You may need to achieve a minimum grade at the end of each year, or keep up a strong attendance record.
Also, you may not receive a payment for any years you’re on a work placement, or exchange year abroad.
This will depend on the award you’re applying for. Most require you to complete an application, where you’ll answer a few questions to test how well you meet the award criteria. You may need to write a short personal statement style essay too. Perhaps look at what you’ve written in your UCAS personal statement, to help you shape what you write here.
Also, check when you need to apply by. Some have early deadlines, while others may wait until results have been released.
Other awards will simply be based on your household income information, which you provide when applying for student finance – but this will only be possible if you opt in for this to be shared with your UCAS choices. If you’re eligible, a university will automatically get in touch with you.
- What scholarships and other awards are available for different subjects? Who has provided these? What do recipients receive?
- Do students receive payment for an exchange or placement year?
- Is there an application to complete, or are they automatically awarded to eligible students?
- What’s the eligibility criteria for a subject-specific scholarship?
- Do you only consider applicants who’ve made the university their first choice?
- Are there any other benefits on top of the financial award, like a reduction in tuition fees, help with course costs, or work experience opportunities?
- Is priority given to those from low income households during the selection process?
- Do recipients get to meet the award sponsors/donors? Do they have to keep them updated on their progress while studying?
- Can awards be withdrawn? Are there any conditions students must meet once they arrive at university?
- Do your research – while you’ll get some information about a particular award upfront, read up to see what more you can learn about the donor/sponsor, or the purpose behind the award. Then, tailor your answers in your application accordingly.
- Have you overcome certain struggles, or do you have particular ambitions that would resonate with the organisation or individual behind that award?
- Going that extra mile shows initiative, and that you’re serious about both the scholarship and your subject, which will impress those reviewing your application.
- Agree to share your student finance details – this is the easiest way you can find out whether you’re eligible for any scholarship, grant or bursary. All you have to do is tick a box when completing your student finance application. Some scholarships and bursaries may not require anything else from you.
- Don’t forget to apply each year of your course, and keep your finance body updated regarding any significant changes to your studies or personal circumstances.
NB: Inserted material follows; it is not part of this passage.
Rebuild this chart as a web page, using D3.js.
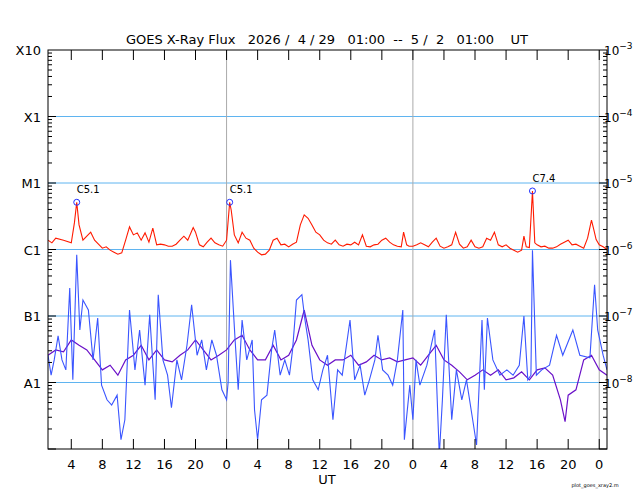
<!DOCTYPE html>
<html><head><meta charset="utf-8">
<script src="https://cdn.jsdelivr.net/npm/d3@7"></script>
<style>body{margin:0;background:#fff}svg{font-family:"DejaVu Sans",sans-serif}</style>
</head><body><svg id="c" width="640" height="500"></svg>
<script>
// hours since 2026-04-29 01:00 UT, values are log10(flux W/m^2)
const redT=[0,0.5,1,2,3,3.4,3.7,4,4.5,5,5.5,6,6.5,7,7.5,8,8.5,9,9.5,10,10.5,11,11.5,12,12.5,13,13.5,14,14.5,15,15.5,16,16.5,17,17.5,18,18.7,19,19.5,20,20.5,21,21.5,22,22.5,23,23.4,23.6,24,24.5,25,25.5,26,26.5,27,27.5,28,28.5,29,29.5,30,30.5,31,31.5,32,32.5,33,33.5,34,34.5,35,35.5,36,36.5,37,37.5,38,38.5,39,39.5,40,40.5,41,41.5,42,42.5,43,43.5,44,44.5,45,45.5,45.8,46.2,46.5,47,47.5,48,48.5,49,49.5,50,50.5,51,51.5,52,52.5,53,53.5,54,54.5,55,55.5,56,56.5,57,57.5,58,58.5,59,59.5,60,60.5,61,61.3,61.6,62,62.4,62.7,63,63.5,64,64.5,65,65.5,66,66.5,67,67.5,68,68.5,69,69.5,70,70.3,70.6,71,71.5,72];
const redV=[-5.86,-5.90,-5.83,-5.86,-5.90,-5.6,-5.29,-5.63,-5.86,-5.80,-5.74,-5.86,-5.92,-5.98,-5.96,-6.01,-6.04,-6.07,-6.05,-5.86,-5.66,-5.78,-5.75,-5.86,-5.75,-5.89,-5.68,-5.93,-5.92,-5.93,-5.95,-5.95,-5.92,-5.86,-5.80,-5.86,-5.67,-5.74,-5.93,-5.96,-5.89,-5.83,-5.90,-5.93,-5.95,-5.86,-5.29,-5.41,-5.78,-5.90,-5.74,-5.83,-5.86,-5.98,-6.04,-6.08,-6.07,-6.01,-5.86,-5.83,-5.93,-5.92,-5.96,-5.92,-5.89,-5.63,-5.48,-5.53,-5.63,-5.74,-5.78,-5.86,-5.90,-5.92,-5.86,-5.93,-5.95,-5.92,-5.93,-5.89,-5.93,-5.78,-5.95,-5.96,-5.93,-5.92,-5.86,-5.83,-5.89,-5.93,-5.95,-5.96,-5.74,-5.93,-5.95,-5.95,-5.93,-5.90,-5.93,-5.96,-5.89,-5.83,-5.95,-5.98,-5.96,-5.93,-5.74,-5.92,-5.98,-5.96,-5.86,-5.96,-5.98,-5.96,-5.83,-5.86,-5.74,-5.93,-5.96,-5.93,-5.98,-6.01,-6.04,-6.01,-5.80,-5.96,-5.97,-5.12,-5.9,-5.93,-5.96,-5.95,-5.98,-5.98,-5.96,-5.92,-5.89,-5.86,-5.93,-5.92,-5.95,-5.98,-5.83,-5.56,-5.7,-5.85,-5.93,-5.96,-6.0];
const blueT=[0,0.4,0.8,1.3,1.8,2.3,2.8,3.2,3.7,4.1,4.5,5.2,5.8,6.4,6.9,7.6,8.2,8.9,9.4,9.9,10.5,11.2,11.8,12.5,13.1,13.8,14.2,14.8,15.4,15.9,16.6,17.2,17.9,18.5,19.2,19.8,20.4,21.1,21.7,22.4,23,23.2,23.5,24.1,24.5,25,25.6,26.3,26.6,27,27.5,28.2,28.8,29.2,29.9,30.5,31.1,31.5,32,32.7,33.1,33.5,34.1,34.8,35.4,36,36.7,37.3,37.9,38.9,39.5,40.2,40.8,41.4,42.1,42.5,43.1,43.8,44.4,45,45.7,45.9,46.6,47,47.4,47.9,48.8,49.8,50.4,50.8,51.3,52,52.6,53.3,53.9,54.7,55.2,55.9,56.2,56.6,57.3,58.2,59.1,59.9,60.7,61.3,61.8,62.2,62.4,62.9,63.6,64.6,65.5,66.3,67.6,68.5,69.8,70.4,70.8,71.5,72];
const blueV=[-7.59,-7.89,-7.66,-7.30,-7.66,-7.81,-6.58,-7.96,-6.08,-7.21,-6.76,-6.91,-7.66,-7.03,-8.04,-8.26,-8.34,-8.19,-8.86,-8.56,-6.91,-7.81,-7.21,-8.04,-6.98,-8.26,-6.68,-7.66,-7.89,-8.38,-7.66,-7.96,-7.44,-6.83,-7.59,-7.36,-7.81,-7.36,-7.59,-8.11,-8.26,-8.0,-6.16,-7.36,-8.11,-7.06,-7.66,-7.36,-8.41,-8.86,-8.26,-8.19,-7.51,-7.21,-7.89,-7.66,-7.89,-7.51,-6.76,-6.68,-7.06,-7.36,-7.96,-8.11,-7.81,-7.59,-8.56,-7.81,-7.89,-7.06,-7.96,-7.74,-8.19,-7.96,-7.66,-7.29,-7.81,-7.89,-8.04,-7.66,-6.91,-8.86,-8.04,-8.56,-7.66,-8.04,-7.74,-7.21,-9.1,-8.26,-6.98,-8.56,-7.81,-8.26,-7.96,-8.56,-8.94,-7.06,-8.11,-7.03,-7.66,-7.89,-7.81,-7.89,-7.74,-7.0,-7.96,-7.89,-6.01,-7.89,-7.81,-7.74,-7.29,-7.59,-7.21,-7.59,-7.63,-6.53,-7.21,-7.59,-7.81];
const purpT=[0,1,2,3,4,5,6,7,8,9,10,11,12,13,14,15,16,17,18,19,20,21,22,23,24,25,26,27,28,29,30,31,32,33,34,35,36,37,38,39,40,41,42,43,44,45,46,47,48,49,50,51,52,53,54,55,56,57,58,59,60,61,62,63,64,65,66,66.6,67,68,69,70,71,72];
const purpV=[-7.59,-7.51,-7.54,-7.36,-7.44,-7.51,-7.66,-7.81,-7.74,-7.89,-7.66,-7.59,-7.44,-7.66,-7.51,-7.66,-7.69,-7.59,-7.51,-7.36,-7.51,-7.66,-7.59,-7.51,-7.36,-7.29,-7.51,-7.66,-7.66,-7.44,-7.66,-7.59,-7.36,-6.91,-7.44,-7.66,-7.74,-7.66,-7.66,-7.59,-7.74,-7.69,-7.59,-7.66,-7.63,-7.69,-7.66,-7.63,-7.74,-7.59,-7.44,-7.66,-7.74,-7.84,-7.96,-7.89,-7.81,-7.89,-7.81,-7.96,-7.93,-7.84,-7.96,-7.81,-7.78,-7.89,-8.26,-8.59,-8.19,-8.11,-7.66,-7.59,-7.81,-7.89];
const flares=[{t:3.7,v:-5.29,label:"C5.1"},{t:23.4,v:-5.29,label:"C5.1"},{t:62.4,v:-5.12,label:"C7.4"}];
const leftLabels=["X10","X1","M1","C1","B1","A1"];
const leftLevels=[-3,-4,-5,-6,-7,-8];
const rightExps=[-3,-4,-5,-6,-7,-8];
const hourTicks=[3,7,11,15,19,23,27,31,35,39,43,47,51,55,59,63,67,71];
const hourLabels=["4","8","12","16","20","0","4","8","12","16","20","0","4","8","12","16","20","0"];
const dayLines=[23,47,71];
const title="GOES X-Ray Flux   2026 /  4 / 29   01:00  --  5 /  2   01:00    UT";

const svg=d3.select("#c");
const L=48,R=607,T=50,B=449;
const x=d3.scaleLinear().domain([0,72]).range([L,R]);
const y=d3.scaleLog().domain([1e-9,1e-3]).range([B,T]);
const p10=v=>Math.pow(10,v);
svg.append("defs").append("clipPath").attr("id","clp").append("rect").attr("x",L).attr("y",T).attr("width",R-L).attr("height",B-T);

leftLevels.slice(1).forEach(l=>svg.append("line").attr("x1",L).attr("x2",R).attr("y1",y(p10(l))).attr("y2",y(p10(l))).attr("stroke","#5fb4f0").attr("stroke-width",1));
dayLines.forEach(h=>svg.append("line").attr("x1",x(h)).attr("x2",x(h)).attr("y1",T).attr("y2",B).attr("stroke","#aaa").attr("stroke-width",1));

const line=d3.line().x(d=>x(d[0])).y(d=>y(p10(d[1])));
const g=svg.append("g").attr("clip-path","url(#clp)");
const zip=(a,b)=>a.map((t,i)=>[t,b[i]]);
g.append("path").attr("d",line(zip(purpT,purpV))).attr("fill","none").attr("stroke","#6a10c8").attr("stroke-width",1.2);
g.append("path").attr("d",line(zip(blueT,blueV))).attr("fill","none").attr("stroke","#3a55ff").attr("stroke-width",1.1);
g.append("path").attr("d",line(zip(redT,redV))).attr("fill","none").attr("stroke","#ff1a00").attr("stroke-width",1.1);

flares.forEach(f=>{
  svg.append("circle").attr("cx",x(f.t)).attr("cy",y(p10(f.v))).attr("r",3).attr("fill","none").attr("stroke","#2030ff");
  svg.append("text").attr("x",x(f.t)).attr("y",y(p10(f.v))-9).attr("font-size",10).text(f.label);
});

svg.append("rect").attr("x",L).attr("y",T).attr("width",R-L).attr("height",B-T).attr("fill","none").attr("stroke","#000");
for(let e=-9;e<-3;e++){for(let m=1;m<10;m++){const yy=y(m*p10(e));const len=m===1?8:4;
  svg.append("line").attr("x1",L).attr("x2",L+len).attr("y1",yy).attr("y2",yy).attr("stroke","#000");
  svg.append("line").attr("x1",R).attr("x2",R-len).attr("y1",yy).attr("y2",yy).attr("stroke","#000");}}
hourTicks.forEach((h,i)=>{
  svg.append("line").attr("x1",x(h)).attr("x2",x(h)).attr("y1",B).attr("y2",B-10).attr("stroke","#000");
  svg.append("line").attr("x1",x(h)).attr("x2",x(h)).attr("y1",T).attr("y2",T+10).attr("stroke","#000");
  svg.append("text").attr("x",x(h)).attr("y",469).attr("text-anchor","middle").attr("font-size",13).text(hourLabels[i]);
});
leftLevels.forEach((l,i)=>svg.append("text").attr("x",41).attr("y",y(p10(l))+5).attr("text-anchor","end").attr("font-size",13).text(leftLabels[i]));
rightExps.forEach(e=>{const t=svg.append("text").attr("x",604).attr("y",y(p10(e))+5).attr("font-size",12);
  t.append("tspan").text("10");t.append("tspan").attr("dy",-6).attr("font-size",9).text("−"+(-e));});
svg.append("text").attr("x",327).attr("y",44).attr("text-anchor","middle").attr("font-size",13).style("white-space","pre").text(title);
svg.append("text").attr("x",327).attr("y",484).attr("text-anchor","middle").attr("font-size",13).text("UT");
svg.append("text").attr("x",595).attr("y",487).attr("text-anchor","middle").attr("font-size",5).text("plot_goes_xray2.m");
</script></body></html>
- Stay engaged with your subject – hopefully you’re passionate about the subject you’re applying to study at university, and already developing your understanding ahead of starting your degree. Maybe you’re building your own website, listening to architecture podcasts, going to theatre performances, or volunteering with young children?
Whatever you’re doing, you may be able to incorporate this into your application for a scholarship or bursary tied to your subject. So keep learning , and picking up new knowledge and skills. You never know when you might get the chance to show it off.